A strong turnout could force negotiations: stopping or softening RCC terms, restoring hybrid agreements, or triggering executive concessions. Low participation leaves cuts intact and accelerates talent flight — which would be visible in hiring churn and quieter roadmaps later in 2026. Financially, Ubisoft already touted savings from restructuring; a strike timed to earnings increases pressure on management and investors to explain both cost and creative roadmaps.
As someone who follows game development closely, this feels less like a momentary flare‑up and more like a turning point. Ubisoft’s franchises are built on long development knowledge and cross‑studio collaboration — you can trim costs once, but repeatedly chipping away at teams and flexibility risks the craftsmanship players care about. I’m skeptical of any one‑size RTO policy announced from the top when hybrid arrangements helped retain talent across the industry in 2025–26.

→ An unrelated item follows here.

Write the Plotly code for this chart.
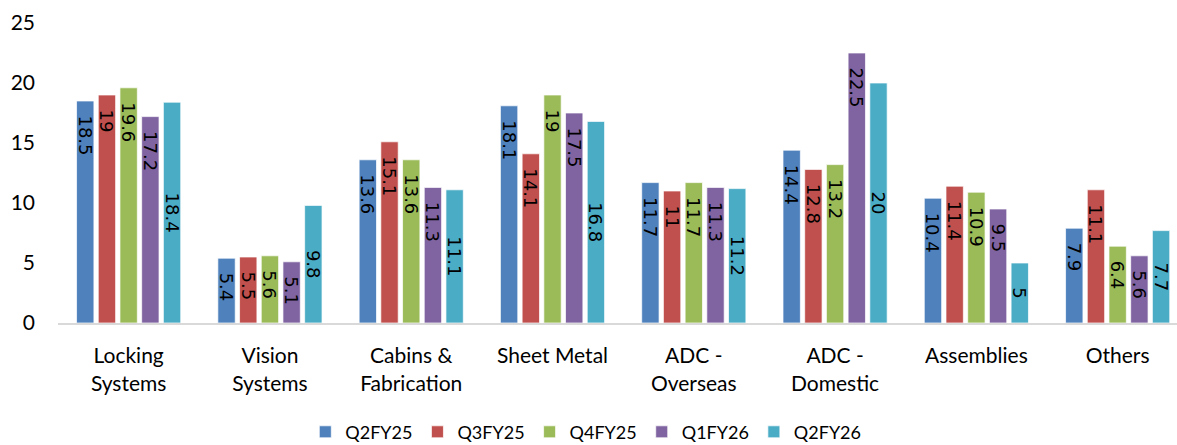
import plotly.graph_objects as go

categories = ["Locking<br>Systems", "Vision<br>Systems", "Cabins &<br>Fabrication", "Sheet Metal",
              "ADC -<br>Overseas", "ADC -<br>Domestic", "Assemblies", "Others"]

q2fy25 = [18.5, 5.4, 13.6, 18.1, 11.7, 14.4, 10.4, 7.9]
q3fy25 = [19, 5.5, 15.1, 14.1, 11, 12.8, 11.4, 11.1]
q4fy25 = [19.6, 5.6, 13.6, 19, 11.7, 13.2, 10.9, 6.4]
q1fy26 = [17.2, 5.1, 11.3, 17.5, 11.3, 22.5, 9.5, 5.6]
q2fy26 = [18.4, 9.8, 11.1, 16.8, 11.2, 20, 5, 7.7]

# (name, values, colour, label anchor inside the bar)
series = [
    ("Q2FY25", q2fy25, "#4F81BD", "end"),
    ("Q3FY25", q3fy25, "#C0504D", "end"),
    ("Q4FY25", q4fy25, "#9BBB59", "end"),
    ("Q1FY26", q1fy26, "#8064A2", "end"),
    ("Q2FY26", q2fy26, "#4BACC6", "middle"),
]

label_font = "Lato, Calibri, Carlito, sans-serif"
NBSP = "\u00a0"

fig = go.Figure()
for name, vals, color, anchor in series:
    # labels anchored at the bar end get a little breathing room below the top
    lead = NBSP * 2 if anchor == "end" else ""
    fig.add_trace(go.Bar(
        name=name,
        x=categories,
        y=vals,
        marker=dict(color=color, line=dict(color="rgba(255,255,255,0.7)", width=1)),
        text=[f"{lead}{v:g}" for v in vals],
        textposition="inside",
        insidetextanchor=anchor,
        textangle=90,
        constraintext="none",
        textfont=dict(family="DejaVu Sans", size=18, color="black"),
        hoverinfo="skip",
    ))

fig.update_layout(
    width=1177,
    height=445,
    margin=dict(l=58, r=0, t=23, b=122, autoexpand=False),
    paper_bgcolor="white",
    plot_bgcolor="white",
    barmode="group",
    bargap=0.232,
    bargroupgap=0.2,
    font=dict(family=label_font, size=21, color="black"),
    showlegend=True,
    legend=dict(
        orientation="h",
        x=0.221, xanchor="left",
        y=-0.302, yanchor="top",
        font=dict(family=label_font, size=18, color="black"),
        itemwidth=30,
        traceorder="normal",
    ),
    xaxis=dict(
        range=[-0.5, 7.42],
        automargin=False,
        showline=True,
        linecolor="#D9D9D9",
        linewidth=2,
        ticks="",
        showgrid=False,
        tickfont=dict(family=label_font, size=21, color="black"),
        ticklabelstandoff=13,
    ),
    yaxis=dict(
        range=[0, 25],
        automargin=False,
        tickvals=[0, 5, 10, 15, 20, 25],
        showgrid=False,
        showline=False,
        zeroline=False,
        ticks="",
        tickfont=dict(family=label_font, size=21, color="black"),
        ticklabelstandoff=22,
    ),
)

fig.write_html("out.html")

Five French unions have called an international strike for Feb 10–12, 2026 to protest layoffs, studio closures, cancelled projects and a forced return‑to‑office. Expect possible certification delays, patch and live‑ops slowdowns, and heightened pressure on Ubisoft during its Feb 12 earnings call. Short term: disruption to final builds and live services. Long term: potential shifts in staffing, hybrid policies and where top talent chooses to work — all of which shape the games we’ll play in 2026 and beyond.